75g (3oz) cashew nuts
125g (4oz) firm tofu, drained
1 garlic clove, crushed
4 tsp red miso
1tbs yeast flakes
1tsp tamari sauce
4tsp freshly squeezed lemon juice
3tbs chopped dill
4 springs of dill, to serve
Freshly ground black pepper

  1. First make the cranberry relish.  Put the cranberries into a bowl, cover with the wine and set aside.  Heat the olive oil in a small saucepan, add the mustard seeds, stir for a few seconds until they start to ‘pop’, then add the onion, garlic, ginger and chilli powder.  Cook over a gentle heat for about 5 minutes, or until the onion is tender.

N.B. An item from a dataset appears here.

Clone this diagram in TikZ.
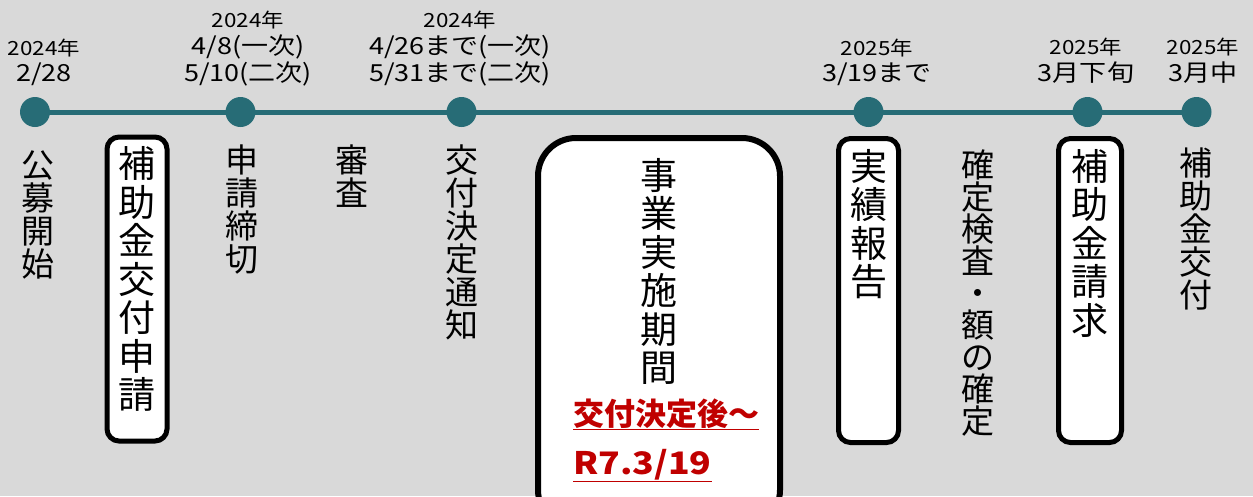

  2. Add the cranberries and their liquid to the pan, along with the agavy syrup, cider vinegar and some salt.  Bring to the boil, then reduce the heat and simmer, uncovered, for a few minutes, until the liquid has reduced and is syrupy and the cranberries are tender.  Cool.  (This will keep, covered, in the refrigerator for up to 2 weeks.)
  3. For the pâté, cover the cashew nuts with cold water and leave to soak for 4-8 hours.  Drain.  Put into a food processor with the tofu, garlic, miso, yeast flakes, tamari, lemon juice and a good pinch of pepper and whiz to a very creamy pâté.  Scrape into a bowl, cover and set aside until required.
  4. To serve, stir the chopped dill and 4tbs of the cranberry relish into the pate.

Serve either on mini oat cakes topped cranberry sauce as a canapé or large oatcakes as a starter.